» **DESCRIPTION OF THE TASK**:
Omit all images. Transcribe the rest of the material below exactly.

-.-.-

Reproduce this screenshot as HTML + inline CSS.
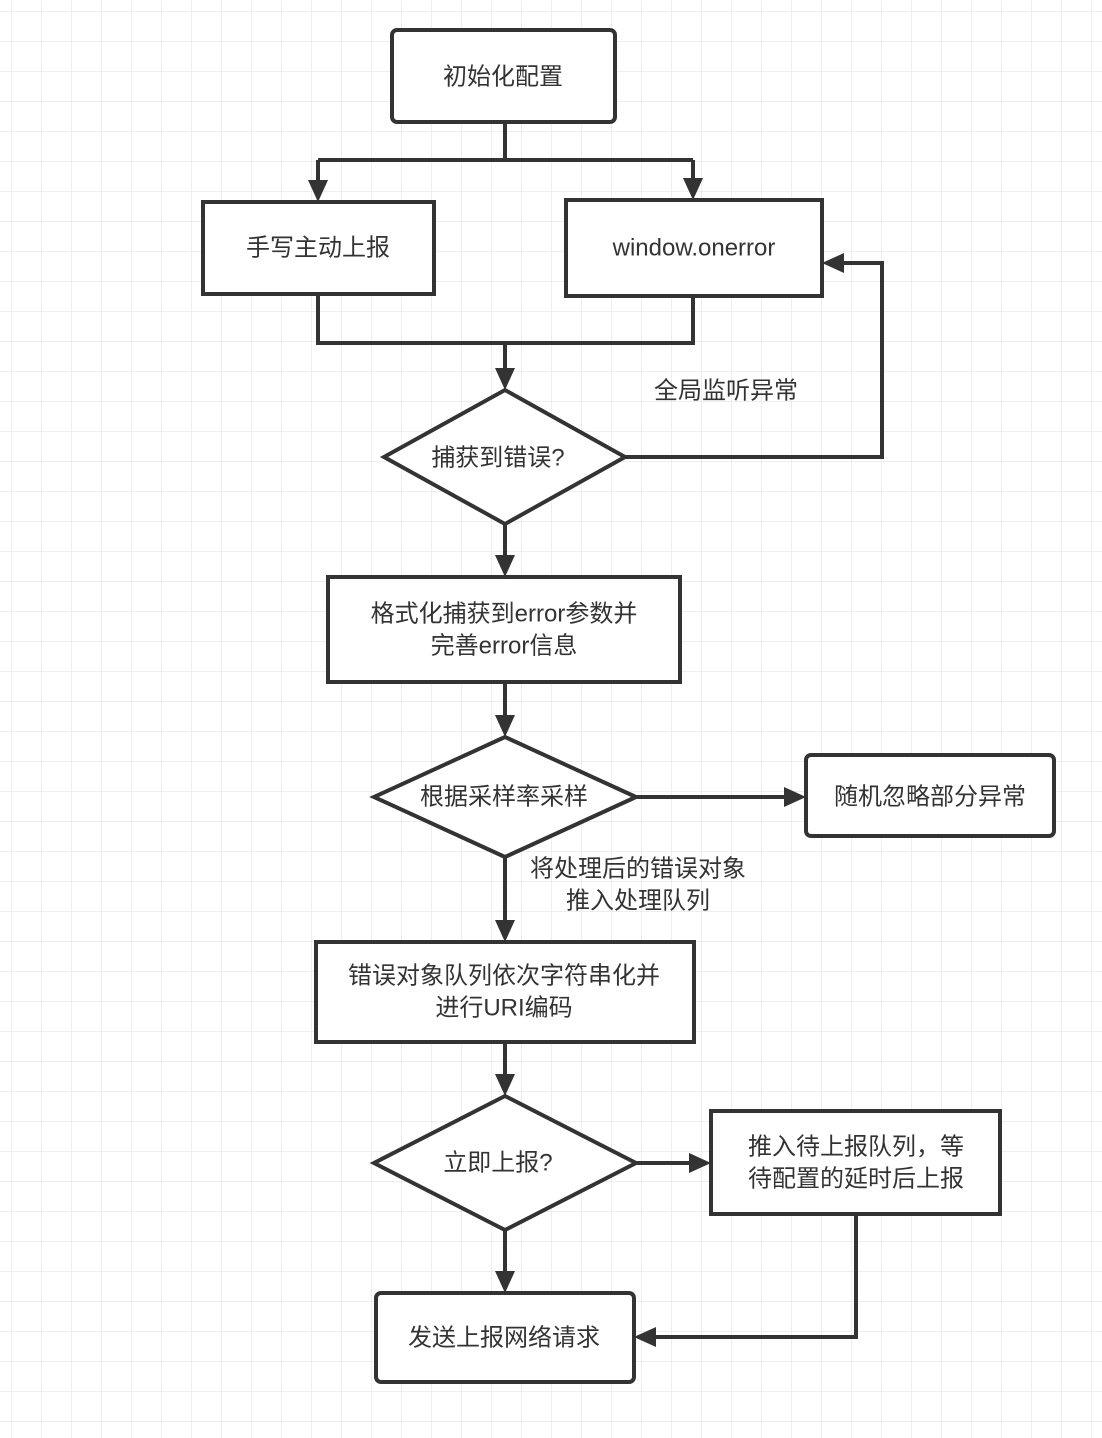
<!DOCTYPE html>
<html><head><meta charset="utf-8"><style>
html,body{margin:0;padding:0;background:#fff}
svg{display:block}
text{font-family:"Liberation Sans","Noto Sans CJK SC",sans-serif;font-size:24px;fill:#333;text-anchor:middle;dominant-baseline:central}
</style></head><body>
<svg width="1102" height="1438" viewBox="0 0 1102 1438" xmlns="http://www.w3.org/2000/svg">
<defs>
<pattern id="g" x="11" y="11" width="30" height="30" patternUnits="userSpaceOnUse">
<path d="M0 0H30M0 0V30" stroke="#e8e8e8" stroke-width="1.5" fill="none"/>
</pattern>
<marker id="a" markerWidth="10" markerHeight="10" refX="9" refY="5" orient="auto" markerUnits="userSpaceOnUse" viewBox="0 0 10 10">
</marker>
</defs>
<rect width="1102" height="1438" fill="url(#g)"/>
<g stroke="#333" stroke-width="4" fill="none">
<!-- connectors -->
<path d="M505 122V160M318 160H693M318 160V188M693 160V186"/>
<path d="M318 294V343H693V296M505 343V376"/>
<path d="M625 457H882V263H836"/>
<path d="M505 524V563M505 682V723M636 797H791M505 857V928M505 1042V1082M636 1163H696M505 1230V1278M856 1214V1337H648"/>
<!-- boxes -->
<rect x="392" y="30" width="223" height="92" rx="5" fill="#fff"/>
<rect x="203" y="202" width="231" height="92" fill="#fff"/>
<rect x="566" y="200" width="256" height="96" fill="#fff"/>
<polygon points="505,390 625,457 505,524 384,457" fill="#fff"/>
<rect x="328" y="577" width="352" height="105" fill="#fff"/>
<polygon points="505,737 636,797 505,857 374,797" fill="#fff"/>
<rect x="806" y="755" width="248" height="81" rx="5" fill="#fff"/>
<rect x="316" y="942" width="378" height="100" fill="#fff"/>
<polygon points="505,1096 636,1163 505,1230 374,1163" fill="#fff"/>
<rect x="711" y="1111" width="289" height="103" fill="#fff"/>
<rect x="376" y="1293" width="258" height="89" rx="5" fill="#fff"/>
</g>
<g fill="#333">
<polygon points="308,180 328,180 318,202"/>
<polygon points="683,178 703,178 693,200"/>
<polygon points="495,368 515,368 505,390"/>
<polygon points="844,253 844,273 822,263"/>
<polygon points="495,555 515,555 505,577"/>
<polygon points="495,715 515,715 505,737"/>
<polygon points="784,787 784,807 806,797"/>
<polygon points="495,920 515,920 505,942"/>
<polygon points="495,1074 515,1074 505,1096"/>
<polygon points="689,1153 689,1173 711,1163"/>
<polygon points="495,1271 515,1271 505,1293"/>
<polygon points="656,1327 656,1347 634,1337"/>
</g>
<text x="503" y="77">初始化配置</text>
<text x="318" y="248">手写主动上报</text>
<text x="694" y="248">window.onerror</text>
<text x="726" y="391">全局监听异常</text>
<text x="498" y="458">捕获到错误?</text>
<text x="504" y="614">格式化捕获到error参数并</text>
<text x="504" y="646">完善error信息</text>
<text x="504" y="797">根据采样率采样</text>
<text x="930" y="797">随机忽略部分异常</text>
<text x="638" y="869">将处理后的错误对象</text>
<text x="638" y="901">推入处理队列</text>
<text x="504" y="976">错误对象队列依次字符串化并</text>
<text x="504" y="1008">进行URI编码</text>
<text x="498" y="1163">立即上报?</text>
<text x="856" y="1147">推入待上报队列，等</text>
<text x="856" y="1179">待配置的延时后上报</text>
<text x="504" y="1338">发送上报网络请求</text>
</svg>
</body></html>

-.-.-

» **RESULT OF THE TASK**:
Reproduce this screenshot as HTML + inline CSS.
<!DOCTYPE html>
<html><head><meta charset="utf-8"><style>
html,body{margin:0;padding:0;background:#fff}
svg{display:block}
text{font-family:"Liberation Sans","Noto Sans CJK SC",sans-serif;font-size:24px;fill:#333;text-anchor:middle;dominant-baseline:central}
</style></head><body>
<svg width="1102" height="1438" viewBox="0 0 1102 1438" xmlns="http://www.w3.org/2000/svg">
<defs>
<pattern id="g" x="11" y="11" width="30" height="30" patternUnits="userSpaceOnUse">
<path d="M0 0H30M0 0V30" stroke="#e8e8e8" stroke-width="1.5" fill="none"/>
</pattern>
<marker id="a" markerWidth="10" markerHeight="10" refX="9" refY="5" orient="auto" markerUnits="userSpaceOnUse" viewBox="0 0 10 10">
</marker>
</defs>
<rect width="1102" height="1438" fill="url(#g)"/>
<g stroke="#333" stroke-width="4" fill="none">
<!-- connectors -->
<path d="M505 122V160M318 160H693M318 160V188M693 160V186"/>
<path d="M318 294V343H693V296M505 343V376"/>
<path d="M625 457H882V263H836"/>
<path d="M505 524V563M505 682V723M636 797H791M505 857V928M505 1042V1082M636 1163H696M505 1230V1278M856 1214V1337H648"/>
<!-- boxes -->
<rect x="392" y="30" width="223" height="92" rx="5" fill="#fff"/>
<rect x="203" y="202" width="231" height="92" fill="#fff"/>
<rect x="566" y="200" width="256" height="96" fill="#fff"/>
<polygon points="505,390 625,457 505,524 384,457" fill="#fff"/>
<rect x="328" y="577" width="352" height="105" fill="#fff"/>
<polygon points="505,737 636,797 505,857 374,797" fill="#fff"/>
<rect x="806" y="755" width="248" height="81" rx="5" fill="#fff"/>
<rect x="316" y="942" width="378" height="100" fill="#fff"/>
<polygon points="505,1096 636,1163 505,1230 374,1163" fill="#fff"/>
<rect x="711" y="1111" width="289" height="103" fill="#fff"/>
<rect x="376" y="1293" width="258" height="89" rx="5" fill="#fff"/>
</g>
<g fill="#333">
<polygon points="308,180 328,180 318,202"/>
<polygon points="683,178 703,178 693,200"/>
<polygon points="495,368 515,368 505,390"/>
<polygon points="844,253 844,273 822,263"/>
<polygon points="495,555 515,555 505,577"/>
<polygon points="495,715 515,715 505,737"/>
<polygon points="784,787 784,807 806,797"/>
<polygon points="495,920 515,920 505,942"/>
<polygon points="495,1074 515,1074 505,1096"/>
<polygon points="689,1153 689,1173 711,1163"/>
<polygon points="495,1271 515,1271 505,1293"/>
<polygon points="656,1327 656,1347 634,1337"/>
</g>
<text x="503" y="77">初始化配置</text>
<text x="318" y="248">手写主动上报</text>
<text x="694" y="248">window.onerror</text>
<text x="726" y="391">全局监听异常</text>
<text x="498" y="458">捕获到错误?</text>
<text x="504" y="614">格式化捕获到error参数并</text>
<text x="504" y="646">完善error信息</text>
<text x="504" y="797">根据采样率采样</text>
<text x="930" y="797">随机忽略部分异常</text>
<text x="638" y="869">将处理后的错误对象</text>
<text x="638" y="901">推入处理队列</text>
<text x="504" y="976">错误对象队列依次字符串化并</text>
<text x="504" y="1008">进行URI编码</text>
<text x="498" y="1163">立即上报?</text>
<text x="856" y="1147">推入待上报队列，等</text>
<text x="856" y="1179">待配置的延时后上报</text>
<text x="504" y="1338">发送上报网络请求</text>
</svg>
</body></html>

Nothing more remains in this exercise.